あくまでも添付文書上の禁忌で,実際の臨床の場面では禁忌に該当するようなケースでも使用することはあると思います。万が一トラブルがあると,訴追される可能性もあるので事前に患者さんに説明して,同意を得ておくことは重要です。

 

メリットとデメリットはコインの裏表の関係です。

例えば,ケタミンを投与すると血圧上昇/頻脈を引き起こします。血圧低下を招かないと言う意味ではメリットですが,心筋酸素需要を増すという点では重症心筋虚血の指摘されている患者ではデメリットになり得るわけです。

 

ちなみに添付文書では「脳圧亢進患者には禁忌」と書かれていますが,2014年にカナダからのメタアナリシスがあり,外傷でも非外傷性の疾患でも,ICPは上昇しない(場合によっては下がる)と言われています。[2,3]

 

3.ケタミンの具体的な使用方法

まず,鎮静をかける準備をします。具体的には,

□AMPLE確認 + 同意書取得

□モニター(EtCO2モニター含め)装着

□末梢静脈路確保(生理食塩水やラクテック®,ソルアセトF®など糖やKの含有のないものが良いでしょう)

□気道確保の準備(※)

□処置そのものに必要な準備

 

上記を終えてから,ケタミンの投与を行います。

日本国内ではケタラール静注用200㎎®(200㎎/20㎖の製剤)がありますので,そちらを用います。容量は下記の通りです。[1,4]

 

1-2㎎/㎏を1分かけて静注します。

追加投与は2分ごと,0.5㎎/㎏ずつです

1分程度でピークになりますが,作用時間はおよそ10分程度です。

 

ちなみに,硫酸アトロピンやベンゾジアゼピンの予防投与は不要と言う向きが多いようです。処置後は5分おきに意識状態の評価を行い,元の意識状態に戻れば帰宅可能です。帰宅後2時間は家族に慎重に観察してもらい,食事は控えるように伝えましょう[4]

 

※気道確保の準備,とサラっと書きましたが,やることは多いです。

まずマスク換気困難を「MOANS」で,挿管困難を「LEMONS」で評価し,最後に「SOAP MD」で漏れがないように準備をします。

 

■換気困難の指標「MOANS」⇒Mask seal,Obesity,Age(≧55),No teeth,Stiff lungs

(Mask sealはマスクの接着を邪魔する髭や顔面外傷がないかを確認。Stiff lungsはCOPDや喘息、妊娠後期でないかを確認します)

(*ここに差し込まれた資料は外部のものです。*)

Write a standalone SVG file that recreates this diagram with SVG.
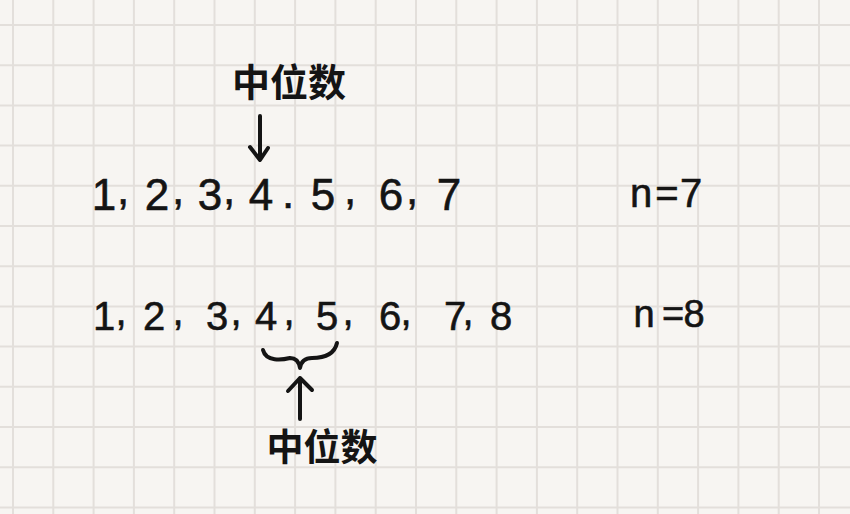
<svg xmlns="http://www.w3.org/2000/svg" width="850" height="514" viewBox="0 0 850 514">
<style>
.grid{stroke:#e3dfdb;stroke-width:2;fill:none}
.num{font-family:"Liberation Sans",Arial,sans-serif;fill:#141414;stroke:#141414;stroke-width:0.6;text-anchor:middle}
.cm{font-size:38px}
.cjk{font-family:"Noto Sans CJK SC",sans-serif;font-weight:700;fill:#141414;text-anchor:middle}
.ink{stroke:#141414;stroke-width:4;fill:none;stroke-linecap:round;stroke-linejoin:round}
</style>
<rect width="850" height="514" fill="#f7f5f2"/>
<g id="grid">
<path class="grid" d="M13 0V514M53.3 0V514M93.6 0V514M133.9 0V514M174.2 0V514M214.5 0V514M254.8 0V514M295.1 0V514M335.4 0V514M375.7 0V514M416 0V514M456.3 0V514M496.6 0V514M536.9 0V514M577.2 0V514M617.5 0V514M657.8 0V514M698.1 0V514M738.4 0V514M778.7 0V514M819 0V514"/>
<path class="grid" d="M0 25H850M0 65.2H850M0 105.4H850M0 145.6H850M0 185.8H850M0 226H850M0 266.2H850M0 306.4H850M0 346.6H850M0 386.8H850M0 427H850M0 467.2H850M0 507.4H850"/>
</g>
<g id="label-top"><text class="cjk" x="289" y="96" font-size="38">中位数</text></g>
<g id="row-7"><text class="num" font-size="44" x="104 123 157 178 210 229 261 288 323 350 391 412 449" y="210 204 210 204 210 204 210 208 210 204 210 204 210">1,2,3,4.5,6,7</text></g>
<g id="n7"><text class="num" font-size="40" x="641 667 691" y="207">n=7</text></g>
<g id="row-8"><text class="num" font-size="40" x="104 121 154 178 217 236 266 289 327 348 390 406 455 468 501" y="330 325 330 325 330 325 330 325 330 325 330 325 330 325 330">1,2,3,4,5,6,7,8</text></g>
<g id="n8"><text class="num" font-size="38" x="644 673 694" y="327">n=8</text></g>
<g id="label-bottom"><text class="cjk" x="322" y="461" font-size="37">中位数</text></g>
<g id="connectors">
<path class="ink" d="M260 116V159M250 147L260 160L268 148"/>
<path class="ink" d="M263 350C266 362 282 360 290 358C296 358 299 362 300 368C301 362 305 358 312 358C322 358 334 356 337 343"/>
<path class="ink" d="M300 419V378M288 391L300 378L312 390"/>
</g>
</svg>
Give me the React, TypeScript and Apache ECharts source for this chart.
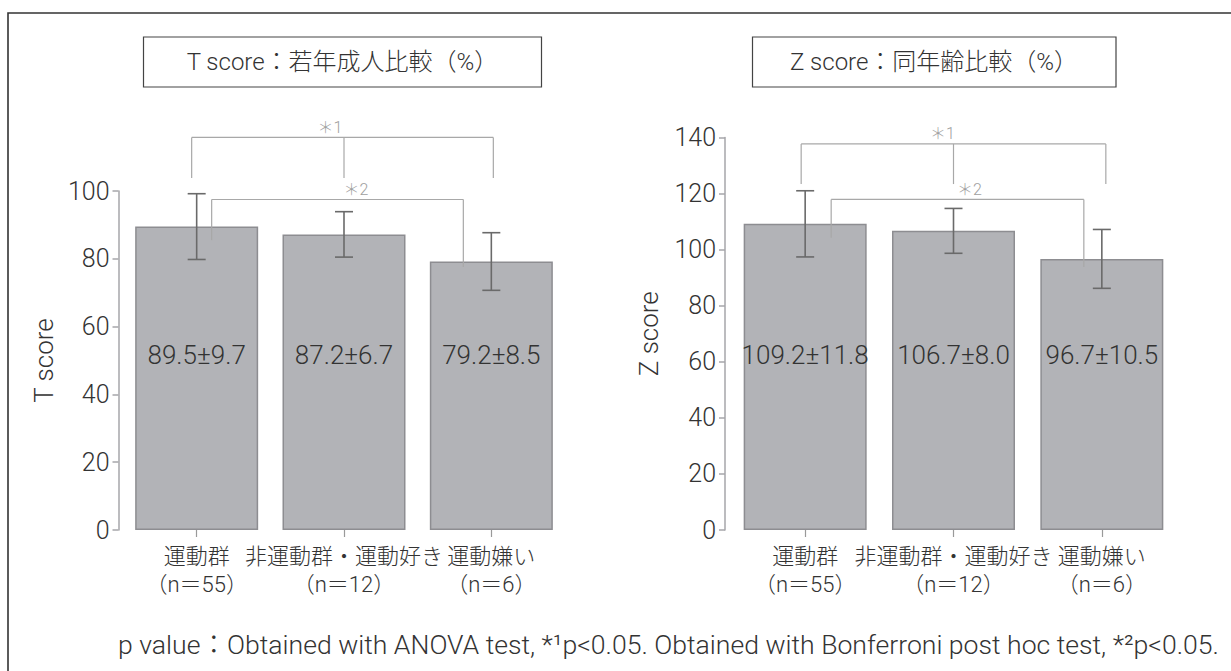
import React, { useEffect, useRef } from "react";
import * as echarts from "echarts";

// ---- data ----
const categories = ["運動群\n（n＝55）", "非運動群・運動好き\n（n＝12）", "運動嫌い\n（n＝6）"];
const tMeans = [89.5, 87.2, 79.2];
const tSDs = [9.7, 6.7, 8.5];
const zMeans = [109.2, 106.7, 96.7];
const zSDs = [11.8, 8.0, 10.5];
const tAxis = { min: 0, max: 100, interval: 20 };
const zAxis = { min: 0, max: 140, interval: 20 };
const tTitle = "T score：若年成人比較（%）";
const zTitle = "Z score：同年齢比較（%）";
const tName = "T score";
const zName = "Z score";
// brackets: from/to category, level (axis value of horizontal), legEnds (axis values)
const tBrackets = [
  { from: 0, to: 2, mid: 1, level: 115.8, legEnds: [103.8, 103.8, 103.8], label: "＊1" },
  { from: 0, to: 2, mid: -1, level: 97.5, legEnds: [85.5, 77.6], label: "＊2" },
];
const zBrackets = [
  { from: 0, to: 2, mid: 1, level: 137.7, legEnds: [123.4, 123.4, 123.4], label: "＊1" },
  { from: 0, to: 2, mid: -1, level: 117.9, legEnds: [104.2, 93.8], label: "＊2" },
];
const footnote =
  "p value：Obtained with ANOVA test, *¹p<0.05. Obtained with Bonferroni post hoc test, *²p<0.05.";

const FONT = "Roboto, 'Noto Sans CJK JP', sans-serif";
const TEXT = "#333333";
const BAR = "#b2b3b7";
const BAR_BORDER = "#8d8d91";
const ERR = "#6a6a6a";
const BRK = "#a8a8a8";
const AXIS = "#a6a6aa";

function errorSeries(grid: number, means: number[], sds: number[]) {
  return {
    type: "custom",
    xAxisIndex: grid,
    yAxisIndex: grid,
    data: means.map((m, i) => [i, m, sds[i]]),
    z: 5,
    renderItem: (params: any, api: any) => {
      const i = api.value(0);
      const m = api.value(1);
      const s = api.value(2);
      const top = api.coord([i, m + s]);
      const bot = api.coord([i, m - s]);
      const hw = 9;
      const st = { stroke: ERR, lineWidth: 1.6 };
      return {
        type: "group",
        children: [
          { type: "line", shape: { x1: top[0], y1: top[1], x2: bot[0], y2: bot[1] }, style: st },
          { type: "line", shape: { x1: top[0] - hw, y1: top[1], x2: top[0] + hw, y2: top[1] }, style: st },
          { type: "line", shape: { x1: bot[0] - hw, y1: bot[1], x2: bot[0] + hw, y2: bot[1] }, style: st },
        ],
      };
    },
  };
}

function labelSeries(grid: number, means: number[], sds: number[]) {
  return {
    type: "custom",
    xAxisIndex: grid,
    yAxisIndex: grid,
    data: means.map((m, i) => [i, m, sds[i]]),
    z: 6,
    renderItem: (params: any, api: any) => {
      const i = api.value(0);
      const p = api.coord([i, 0]);
      const txt = `${means[i].toFixed(1)}±${sds[i].toFixed(1)}`;
      return {
        type: "text",
        x: p[0],
        y: 355,
        style: { text: txt, fill: TEXT, font: `300 26px ${FONT}`, align: "center", verticalAlign: "middle" },
      };
    },
  };
}

function bracketSeries(grid: number, brackets: any[], offs: any) {
  return {
    type: "custom",
    xAxisIndex: grid,
    yAxisIndex: grid,
    data: brackets.map((b, i) => [b.from, b.level, i]),
    z: 4,
    clip: false,
    renderItem: (params: any, api: any) => {
      const b = brackets[params.dataIndex];
      const y = api.coord([0, b.level])[1];
      const st = { stroke: BRK, lineWidth: 1.2 };
      const children: any[] = [];
      const isMain = b.mid >= 0;
      const o = isMain ? offs.main : offs.sub;
      const xl = api.coord([b.from, 0])[0] + o[0];
      const xr = api.coord([b.to, 0])[0] + o[1];
      children.push({ type: "line", shape: { x1: xl, y1: y, x2: xr, y2: y }, style: st });
      children.push({ type: "line", shape: { x1: xl, y1: y, x2: xl, y2: api.coord([0, b.legEnds[0]])[1] }, style: st });
      const lastEnd = b.legEnds[b.legEnds.length - 1];
      children.push({ type: "line", shape: { x1: xr, y1: y, x2: xr, y2: api.coord([0, lastEnd])[1] }, style: st });
      const xm = api.coord([1, 0])[0];
      if (isMain) {
        children.push({ type: "line", shape: { x1: xm, y1: y, x2: xm, y2: api.coord([0, b.legEnds[1]])[1] }, style: st });
      }
      children.push({
        type: "text",
        x: xm + (isMain ? offs.label[0] : offs.label[1]),
        y: y - 10,
        style: { text: b.label, fill: "#a0a0a0", font: `300 16px ${FONT}`, align: "center", verticalAlign: "middle" },
      });
      return { type: "group", children };
    },
  };
}

function xAxis(grid: number) {
  return {
    gridIndex: grid,
    type: "category",
    data: categories,
    axisLine: { show: false },
    axisTick: { show: true, alignWithLabel: true, length: 7, lineStyle: { color: "#9a9a9a", width: 1.2 } },
    axisLabel: {
      interval: 0,
      fontSize: 22,
      fontWeight: 300,
      lineHeight: 28,
      color: TEXT,
      margin: 12,
      fontFamily: FONT,
    },
  };
}

function yAxis(grid: number, cfg: any, name: string, offset: number, gap: number) {
  return {
    gridIndex: grid,
    type: "value",
    min: cfg.min,
    max: cfg.max,
    interval: cfg.interval,
    offset,
    name,
    nameLocation: "middle",
    nameGap: gap,
    nameRotate: 90,
    nameTextStyle: { fontSize: 26, fontWeight: 300, color: TEXT, fontFamily: FONT },
    axisLine: { show: true, lineStyle: { color: AXIS, width: 1.5 } },
    axisTick: { show: true, length: 6, lineStyle: { color: AXIS, width: 1.5 } },
    splitLine: { show: false },
    axisLabel: { fontSize: 25, fontWeight: 300, color: TEXT, margin: 9, fontFamily: FONT },
  };
}

function barSeries(grid: number, means: number[]) {
  return {
    type: "bar",
    xAxisIndex: grid,
    yAxisIndex: grid,
    data: means,
    barWidth: 123,
    itemStyle: { color: BAR, borderColor: BAR_BORDER, borderWidth: 1.5 },
    z: 2,
  };
}

export default function App() {
  const ref = useRef<HTMLDivElement>(null);
  useEffect(() => {
    if (!ref.current) return;
    const chart = echarts.init(ref.current, null, { renderer: "svg" });
    chart.setOption({
      animation: false,
      backgroundColor: "#ffffff",
      grid: [
        { left: 123, top: 191, width: 442, height: 339 },
        { left: 731, top: 137.5, width: 445, height: 392.5 },
      ],
      xAxis: [xAxis(0), xAxis(1)],
      yAxis: [yAxis(0, tAxis, tName, 4.5, 62), yAxis(1, zAxis, zName, 6, 63)],
      series: [
        barSeries(0, tMeans),
        errorSeries(0, tMeans, tSDs),
        labelSeries(0, tMeans, tSDs),
        bracketSeries(0, tBrackets, { main: [-5, 2], sub: [15, -28], label: [-14, 12] }),
        barSeries(1, zMeans),
        errorSeries(1, zMeans, zSDs),
        labelSeries(1, zMeans, zSDs),
        bracketSeries(1, zBrackets, { main: [-4, 4], sub: [26, -18], label: [-11, 16] }),
      ],
      graphic: [
        {
          type: "rect",
          shape: { x: 8, y: 13, width: 1300, height: 700 },
          style: { fill: "none", stroke: "#333", lineWidth: 1.6 },
          silent: true,
        },
        {
          type: "rect",
          shape: { x: 143.5, y: 37, width: 398, height: 50 },
          style: { fill: "none", stroke: "#444", lineWidth: 1.2 },
        },
        {
          type: "text",
          x: 342.5,
          y: 62,
          style: { text: tTitle, fill: TEXT, font: `300 24px ${FONT}`, align: "center", verticalAlign: "middle" },
        },
        {
          type: "rect",
          shape: { x: 752.5, y: 37, width: 363.5, height: 50 },
          style: { fill: "none", stroke: "#444", lineWidth: 1.2 },
        },
        {
          type: "text",
          x: 934,
          y: 62,
          style: { text: zTitle, fill: TEXT, font: `300 24px ${FONT}`, align: "center", verticalAlign: "middle" },
        },
        {
          type: "text",
          x: 118,
          y: 644,
          style: { text: footnote, fill: TEXT, font: `300 26.6px ${FONT}`, align: "left", verticalAlign: "middle" },
        },
      ],
    });
    return () => chart.dispose();
  }, []);
  return (
    <div
      ref={ref}
      style={{ position: "fixed", left: 0, top: 0, width: 1231, height: 671, background: "#fff" }}
    />
  );
}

■挿管困難の指標「LEMONS」⇒Look Externally,Evaluate the 3-3-2 rules,Mallampati,Obstruction,Neck mobility,Space Skills

(Look Externallyは極端な肥満や小顎などないかを確認します)

MOANSやLEMONSで問題があれば,気道確保の熟練者(麻酔科や救急科など,病院ごとに決まりがあると思われますが)に相談をした方が良いでしょう。

■挿管前の準備「SOAP MD」

⇒Suction,Oxygenation,Air stuff,Pharmacy/Position,Monitor,Denture

意外とDenture(入れ歯やぐらぐらの歯がないかの確認は忘れがちなので注意)

 

この辺りは,ケタミン以外の鎮静薬を使用する場合でも共通事項ですので,鎮静薬を使用する場合は確認を忘れないようにしましょう。

 

以上,簡単ではありましたがケタミンについてまとめました。

実は,プロポフォール単剤よりもプロポフォールケタミンを併用したほうが,呼吸抑制が減る(俗にケトフォールと呼ばれます)[5]とか,持続静注で鎮痛薬として使用するとか,色々掘ると話はありますが,今回は基本編ということでここまで。

 

もっと詳しく,処置時の鎮静について学びたい方は,以下の本がおすすめです。

https://images-fe.ssl-images-amazon.com/images/I/51vXI8-Al-L._SL75_.jpg

とても分かりやすい本ですので是非読んでみてください(COI全くありません)

それでは。

 

 

 【参考文献】

1. 乗井達守 編. 処置時の鎮静・鎮痛ガイド. 東京都. 医学書院. 2016.

2. Zeiler FA et al. The ketamine effect on ICP in traumatic brain injury. Neurocrit Care. 2014;21:163-173.

3. Zeiler FA et al. The ketamine effect on intracranial pressure in nontraumatic neurological illness. J Crit Care. 2014;29:1096-106. 

4. Steven M. Green, MD et al. Clinical Practice Guideline for Emergency Department Ketamine Dissociative Sedation: 2011 Update.Annals of Emergency Medicine. 2011;57:449-461.

5. Yan JW et al. Ketamine-propofol versus propofol alone for procedural sedation in the emergency department: a systematic review and meta-analysis. Acad Emergency Med. 2015;22:1003-1013.